▶ **OBJECTIVE**
The listing below begins with the first line you should copy; stop after the line containing "var TITULO = '5-Year Combined Permits';", and drop every picture.
━━━
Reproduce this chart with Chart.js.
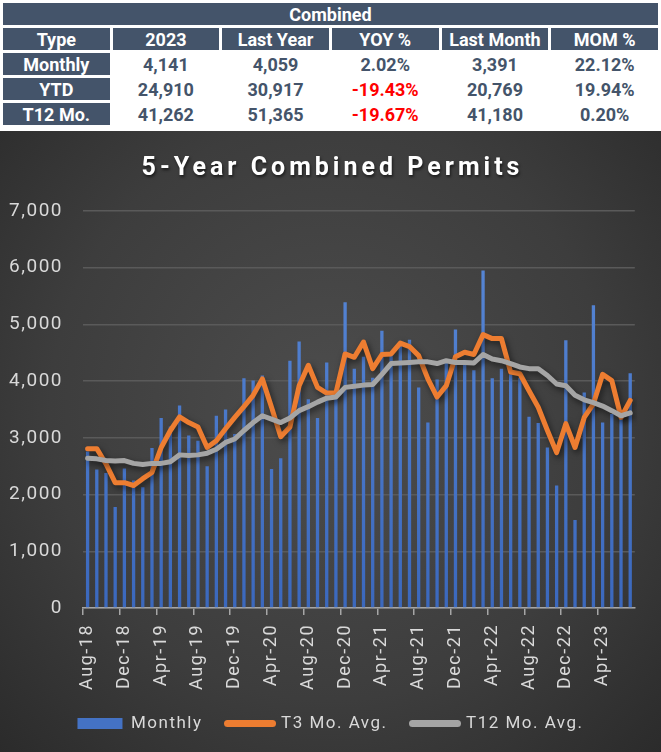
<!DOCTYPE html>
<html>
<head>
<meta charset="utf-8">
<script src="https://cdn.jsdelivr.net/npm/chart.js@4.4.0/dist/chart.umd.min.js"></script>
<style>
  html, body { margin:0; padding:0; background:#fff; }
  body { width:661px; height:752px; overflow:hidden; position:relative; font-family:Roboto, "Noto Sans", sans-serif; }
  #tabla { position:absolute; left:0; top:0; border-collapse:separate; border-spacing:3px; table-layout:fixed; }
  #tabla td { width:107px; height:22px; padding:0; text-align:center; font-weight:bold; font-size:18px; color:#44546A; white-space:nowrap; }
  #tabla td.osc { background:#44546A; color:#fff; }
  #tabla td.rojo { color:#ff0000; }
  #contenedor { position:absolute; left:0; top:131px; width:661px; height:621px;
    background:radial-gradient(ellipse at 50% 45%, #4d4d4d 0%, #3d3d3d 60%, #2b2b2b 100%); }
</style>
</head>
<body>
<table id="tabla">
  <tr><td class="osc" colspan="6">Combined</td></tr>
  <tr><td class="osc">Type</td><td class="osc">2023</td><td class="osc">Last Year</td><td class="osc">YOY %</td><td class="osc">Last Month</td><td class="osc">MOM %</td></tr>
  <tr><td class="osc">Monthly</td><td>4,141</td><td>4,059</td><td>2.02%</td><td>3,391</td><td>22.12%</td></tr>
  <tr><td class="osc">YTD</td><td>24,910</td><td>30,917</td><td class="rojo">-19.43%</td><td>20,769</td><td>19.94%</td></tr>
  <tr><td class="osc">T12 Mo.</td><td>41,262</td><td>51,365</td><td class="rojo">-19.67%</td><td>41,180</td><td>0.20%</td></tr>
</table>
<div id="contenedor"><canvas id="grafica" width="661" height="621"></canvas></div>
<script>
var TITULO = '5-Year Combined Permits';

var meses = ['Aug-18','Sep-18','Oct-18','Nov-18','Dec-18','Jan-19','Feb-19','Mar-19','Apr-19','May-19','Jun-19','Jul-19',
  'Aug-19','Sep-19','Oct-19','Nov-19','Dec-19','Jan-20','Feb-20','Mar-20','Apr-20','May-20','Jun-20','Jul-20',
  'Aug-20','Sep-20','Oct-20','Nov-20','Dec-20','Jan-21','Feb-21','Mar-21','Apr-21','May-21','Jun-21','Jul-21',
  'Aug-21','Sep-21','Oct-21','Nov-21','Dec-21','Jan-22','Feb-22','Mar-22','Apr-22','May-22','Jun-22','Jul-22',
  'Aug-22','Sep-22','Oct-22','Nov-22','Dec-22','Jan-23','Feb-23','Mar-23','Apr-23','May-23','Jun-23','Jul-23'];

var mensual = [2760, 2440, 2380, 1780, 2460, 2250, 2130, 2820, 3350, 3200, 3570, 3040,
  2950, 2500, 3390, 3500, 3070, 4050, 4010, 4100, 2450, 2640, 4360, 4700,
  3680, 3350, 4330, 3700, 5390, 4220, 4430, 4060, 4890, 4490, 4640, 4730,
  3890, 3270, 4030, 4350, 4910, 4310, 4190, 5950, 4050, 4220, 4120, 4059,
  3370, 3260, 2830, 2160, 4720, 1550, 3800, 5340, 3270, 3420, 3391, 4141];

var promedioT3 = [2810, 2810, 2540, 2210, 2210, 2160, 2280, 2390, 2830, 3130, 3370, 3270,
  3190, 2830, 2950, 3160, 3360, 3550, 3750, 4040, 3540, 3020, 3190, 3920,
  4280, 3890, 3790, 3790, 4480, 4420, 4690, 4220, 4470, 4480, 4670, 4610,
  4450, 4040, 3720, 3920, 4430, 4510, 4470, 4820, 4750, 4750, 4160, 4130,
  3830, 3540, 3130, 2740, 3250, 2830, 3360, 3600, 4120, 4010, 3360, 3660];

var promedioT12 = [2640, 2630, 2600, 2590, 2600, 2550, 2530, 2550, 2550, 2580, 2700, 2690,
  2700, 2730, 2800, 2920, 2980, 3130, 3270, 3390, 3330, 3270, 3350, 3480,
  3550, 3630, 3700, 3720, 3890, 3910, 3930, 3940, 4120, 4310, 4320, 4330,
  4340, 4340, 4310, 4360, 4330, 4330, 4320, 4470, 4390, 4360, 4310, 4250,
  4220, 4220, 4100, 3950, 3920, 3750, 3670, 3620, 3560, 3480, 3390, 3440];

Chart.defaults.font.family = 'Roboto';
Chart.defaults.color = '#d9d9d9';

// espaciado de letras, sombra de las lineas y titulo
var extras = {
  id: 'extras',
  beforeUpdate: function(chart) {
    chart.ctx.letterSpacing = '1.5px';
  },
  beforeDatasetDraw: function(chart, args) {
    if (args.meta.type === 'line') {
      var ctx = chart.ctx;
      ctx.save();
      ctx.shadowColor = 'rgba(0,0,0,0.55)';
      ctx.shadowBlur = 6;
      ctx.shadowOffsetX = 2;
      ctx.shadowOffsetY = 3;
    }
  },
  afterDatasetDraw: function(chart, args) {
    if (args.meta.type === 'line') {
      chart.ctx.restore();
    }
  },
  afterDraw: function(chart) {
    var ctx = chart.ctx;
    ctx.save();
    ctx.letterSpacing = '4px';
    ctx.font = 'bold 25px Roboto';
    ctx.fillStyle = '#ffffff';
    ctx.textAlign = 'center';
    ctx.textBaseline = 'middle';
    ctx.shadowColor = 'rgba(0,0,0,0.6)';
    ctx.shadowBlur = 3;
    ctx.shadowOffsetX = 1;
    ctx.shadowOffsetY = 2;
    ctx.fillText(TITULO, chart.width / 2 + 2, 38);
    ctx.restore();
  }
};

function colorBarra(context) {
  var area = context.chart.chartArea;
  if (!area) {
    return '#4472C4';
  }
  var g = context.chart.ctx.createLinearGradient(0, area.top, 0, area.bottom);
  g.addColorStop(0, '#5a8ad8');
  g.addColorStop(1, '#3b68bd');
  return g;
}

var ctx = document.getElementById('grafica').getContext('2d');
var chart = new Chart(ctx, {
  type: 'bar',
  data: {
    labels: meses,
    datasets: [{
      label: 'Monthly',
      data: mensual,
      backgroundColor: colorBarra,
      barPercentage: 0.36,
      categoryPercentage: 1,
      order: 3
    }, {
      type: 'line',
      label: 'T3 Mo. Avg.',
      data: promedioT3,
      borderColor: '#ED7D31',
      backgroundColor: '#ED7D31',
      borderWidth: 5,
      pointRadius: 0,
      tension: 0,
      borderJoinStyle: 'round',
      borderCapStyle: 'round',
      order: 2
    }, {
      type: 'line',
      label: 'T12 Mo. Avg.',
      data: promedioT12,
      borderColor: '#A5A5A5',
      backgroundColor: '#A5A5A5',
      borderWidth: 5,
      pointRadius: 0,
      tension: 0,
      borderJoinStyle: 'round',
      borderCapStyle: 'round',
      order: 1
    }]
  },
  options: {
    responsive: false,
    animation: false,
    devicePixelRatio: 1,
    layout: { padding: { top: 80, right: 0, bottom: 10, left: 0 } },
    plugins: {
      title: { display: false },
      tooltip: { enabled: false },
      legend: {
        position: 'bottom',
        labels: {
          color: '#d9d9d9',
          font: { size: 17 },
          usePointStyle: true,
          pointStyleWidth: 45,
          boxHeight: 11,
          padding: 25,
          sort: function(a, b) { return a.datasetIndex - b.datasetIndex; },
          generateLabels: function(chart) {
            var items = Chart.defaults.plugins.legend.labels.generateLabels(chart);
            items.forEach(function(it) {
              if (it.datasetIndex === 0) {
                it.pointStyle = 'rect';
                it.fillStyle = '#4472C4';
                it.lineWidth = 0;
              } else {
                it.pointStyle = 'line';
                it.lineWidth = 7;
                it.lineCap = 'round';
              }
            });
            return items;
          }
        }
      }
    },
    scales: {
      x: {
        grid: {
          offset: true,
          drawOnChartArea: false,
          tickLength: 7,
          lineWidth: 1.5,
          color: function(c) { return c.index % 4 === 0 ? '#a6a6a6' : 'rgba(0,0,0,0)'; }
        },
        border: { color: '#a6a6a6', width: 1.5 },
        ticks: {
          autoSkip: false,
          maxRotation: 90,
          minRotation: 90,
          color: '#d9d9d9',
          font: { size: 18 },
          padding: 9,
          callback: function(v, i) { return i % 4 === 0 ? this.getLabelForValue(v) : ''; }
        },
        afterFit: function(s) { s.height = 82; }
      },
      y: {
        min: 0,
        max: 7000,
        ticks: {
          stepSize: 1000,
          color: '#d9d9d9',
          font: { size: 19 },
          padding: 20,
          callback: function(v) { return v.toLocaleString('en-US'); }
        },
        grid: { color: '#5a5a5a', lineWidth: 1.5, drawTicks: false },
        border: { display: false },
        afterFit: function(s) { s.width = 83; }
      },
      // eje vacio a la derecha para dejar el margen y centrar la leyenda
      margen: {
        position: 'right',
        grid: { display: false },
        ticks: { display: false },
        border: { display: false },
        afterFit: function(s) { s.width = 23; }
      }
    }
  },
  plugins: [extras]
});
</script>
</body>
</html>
━━━
▶ **SOLUTION**
Reproduce this chart with Chart.js.
<!DOCTYPE html>
<html>
<head>
<meta charset="utf-8">
<script src="https://cdn.jsdelivr.net/npm/chart.js@4.4.0/dist/chart.umd.min.js"></script>
<style>
  html, body { margin:0; padding:0; background:#fff; }
  body { width:661px; height:752px; overflow:hidden; position:relative; font-family:Roboto, "Noto Sans", sans-serif; }
  #tabla { position:absolute; left:0; top:0; border-collapse:separate; border-spacing:3px; table-layout:fixed; }
  #tabla td { width:107px; height:22px; padding:0; text-align:center; font-weight:bold; font-size:18px; color:#44546A; white-space:nowrap; }
  #tabla td.osc { background:#44546A; color:#fff; }
  #tabla td.rojo { color:#ff0000; }
  #contenedor { position:absolute; left:0; top:131px; width:661px; height:621px;
    background:radial-gradient(ellipse at 50% 45%, #4d4d4d 0%, #3d3d3d 60%, #2b2b2b 100%); }
</style>
</head>
<body>
<table id="tabla">
  <tr><td class="osc" colspan="6">Combined</td></tr>
  <tr><td class="osc">Type</td><td class="osc">2023</td><td class="osc">Last Year</td><td class="osc">YOY %</td><td class="osc">Last Month</td><td class="osc">MOM %</td></tr>
  <tr><td class="osc">Monthly</td><td>4,141</td><td>4,059</td><td>2.02%</td><td>3,391</td><td>22.12%</td></tr>
  <tr><td class="osc">YTD</td><td>24,910</td><td>30,917</td><td class="rojo">-19.43%</td><td>20,769</td><td>19.94%</td></tr>
  <tr><td class="osc">T12 Mo.</td><td>41,262</td><td>51,365</td><td class="rojo">-19.67%</td><td>41,180</td><td>0.20%</td></tr>
</table>
<div id="contenedor"><canvas id="grafica" width="661" height="621"></canvas></div>
<script>
var TITULO = '5-Year Combined Permits';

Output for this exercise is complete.